焼く前に味付けしてはダメ!
牛肉を楽しむうえで、もっともおいしい、至上の調理法として「ステーキ」の名を挙げる美食家は少なくありません。
ただ単に肉を焼く、というだけのシンプルな調理法ながら、単純なだけにごまかしはきかず、肉本来のうま味を最大限に引き出すためには高い技術と確かな眼を要求される、きわめて奥の深い料理であるといえます。
ステーキの焼き方には大きく分けて「レア」、「ミディアム」、「ウェルダン」の3種類が知られています。
「レア」は表面に焼き目を付けて、中は生の状態のものをいい、それよりもう少し火を通すが、芯にはまだ生の部分が残るものが「ミディアム」、「ウェルダン」はよく焼いて完全に火を通したもののことです。
いずれにせよ、ステーキを上手に焼く方法の原則としては、「肉汁をのがさない」ことにあるといえます。

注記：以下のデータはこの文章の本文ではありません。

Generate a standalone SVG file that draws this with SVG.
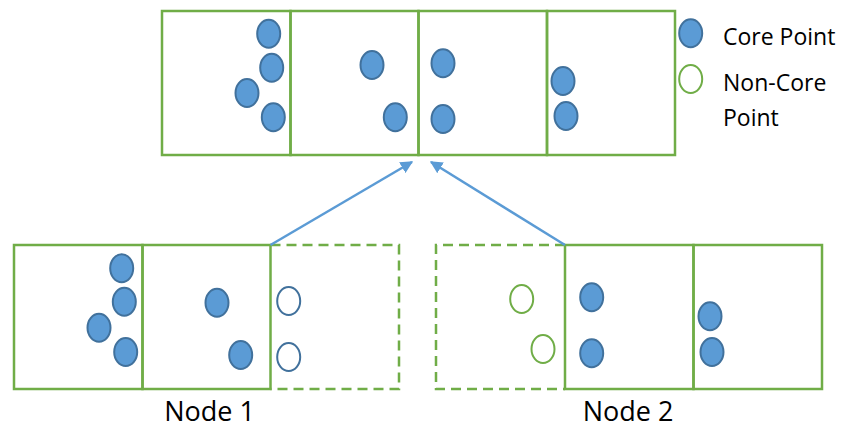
<svg xmlns="http://www.w3.org/2000/svg" width="846" height="429" viewBox="0 0 846 429">
<defs>
<style>
.cell{fill:none;stroke:#70ad47;stroke-width:2.5}
.dash{fill:none;stroke:#70ad47;stroke-width:2.5;stroke-dasharray:10 6}
.core{fill:#5b9bd5;stroke:#41719c;stroke-width:2}
.ncb{fill:#fff;stroke:#41719c;stroke-width:2}
.ncg{fill:#fff;stroke:#70ad47;stroke-width:2}
.lbl{font-family:"Open Sans","Segoe UI",sans-serif;fill:#000}
.conn{stroke:#5b9bd5;stroke-width:2.5;fill:none}
</style>
<marker id="ah" viewBox="0 0 10 10" refX="9" refY="5" markerWidth="5" markerHeight="5" orient="auto" markerUnits="strokeWidth">
<path d="M0,0 L10,5 L0,10 z" fill="#5b9bd5"/>
</marker>
</defs>
<rect width="846" height="429" fill="#fff"/>
<g id="merged">
<rect class="cell" x="162" y="11" width="128.5" height="144"/>
<rect class="cell" x="290.5" y="11" width="128" height="144"/>
<rect class="cell" x="418.5" y="11" width="128.5" height="144"/>
<rect class="cell" x="547" y="11" width="128" height="144"/>
<ellipse class="core" cx="268.7" cy="33.7" rx="11.5" ry="14"/>
<ellipse class="core" cx="271.7" cy="67.7" rx="11.5" ry="14"/>
<ellipse class="core" cx="247" cy="93" rx="11.5" ry="14"/>
<ellipse class="core" cx="273.3" cy="117.3" rx="11.5" ry="14"/>
<ellipse class="core" cx="372" cy="65" rx="11.5" ry="14"/>
<ellipse class="core" cx="395.3" cy="117.3" rx="11.5" ry="14"/>
<ellipse class="core" cx="443" cy="63.3" rx="11.5" ry="14"/>
<ellipse class="core" cx="443" cy="119" rx="11.5" ry="14"/>
<ellipse class="core" cx="563" cy="81" rx="11.5" ry="14"/>
<ellipse class="core" cx="566" cy="116" rx="11.5" ry="14"/>
</g>
<g id="legend">
<ellipse class="core" cx="690.7" cy="33.3" rx="11.5" ry="14"/>
<text class="lbl" x="723" y="45" font-size="23">Core Point</text>
<ellipse class="ncg" cx="690.7" cy="79" rx="11.5" ry="14"/>
<text class="lbl" x="723" y="91" font-size="23">Non-Core</text>
<text class="lbl" x="723" y="126" font-size="23">Point</text>
</g>
<g id="node1">
<rect class="cell" x="14" y="245" width="128.5" height="144"/>
<rect class="cell" x="142.5" y="245" width="128" height="144"/>
<path class="dash" d="M270.5,245 H399 V389 H270.5"/>
<ellipse class="core" cx="121.7" cy="268.3" rx="11.5" ry="14"/>
<ellipse class="core" cx="124.3" cy="301.7" rx="11.5" ry="14"/>
<ellipse class="core" cx="99" cy="327.7" rx="11.5" ry="14"/>
<ellipse class="core" cx="125.7" cy="352" rx="11.5" ry="14"/>
<ellipse class="core" cx="217" cy="302.7" rx="11.5" ry="14"/>
<ellipse class="core" cx="240.7" cy="355" rx="11.5" ry="14"/>
<ellipse class="ncb" cx="288.7" cy="301" rx="11.5" ry="14"/>
<ellipse class="ncb" cx="288.7" cy="357" rx="11.5" ry="14"/>
<text class="lbl" x="209.5" y="421" font-size="27" text-anchor="middle">Node 1</text>
</g>
<g id="node2">
<path class="dash" d="M565,245 H436 V389 H565"/>
<rect class="cell" x="565" y="245" width="128.5" height="144"/>
<rect class="cell" x="693.5" y="245" width="128.5" height="144"/>
<ellipse class="ncg" cx="521.7" cy="299" rx="11.5" ry="14"/>
<ellipse class="ncg" cx="543" cy="349" rx="11.5" ry="14"/>
<ellipse class="core" cx="591.7" cy="297.3" rx="11.5" ry="14"/>
<ellipse class="core" cx="591.7" cy="353.3" rx="11.5" ry="14"/>
<ellipse class="core" cx="710" cy="316.3" rx="11.5" ry="14"/>
<ellipse class="core" cx="712" cy="352" rx="11.5" ry="14"/>
<text class="lbl" x="628" y="421" font-size="27" text-anchor="middle">Node 2</text>
</g>
<g id="connectors">
<line class="conn" x1="270.5" y1="245" x2="412" y2="162" marker-end="url(#ah)"/>
<line class="conn" x1="565" y1="245" x2="431" y2="162" marker-end="url(#ah)"/>
</g>
</svg>
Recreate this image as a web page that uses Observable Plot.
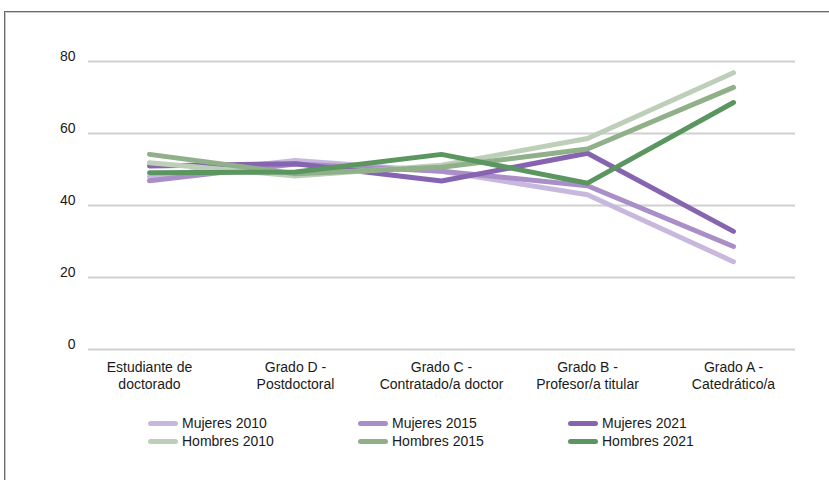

そのためには素早く表面を焼き固める必要があり、強火でしっかりと焼き目をつけることに手際が要求されます。
また、味付けに塩を振ることがありますが、これも焼く前に振って長く置いてしまうと、浸透圧で肉汁が出てきてしまうので、表面を焼き固めた後に、加熱しながら塩を振るのがプロの方法だそうです。
そして、フライパンで焼くにしろ焼き網で焼くにしろ、頻繁にひっくり返すことはご法度とされています。これはむやみに動かすことでお肉の内部に溜まっているジュースが漏れ出てしまうことを避けるためで、ひっくり返すのは表から裏への一回のみ、とこだわるシェフが多いようです。
とにかく、お肉のうま味が凝縮された肉汁を大切にすること、ステーキの上手な焼き方はこの一語に尽きるようです。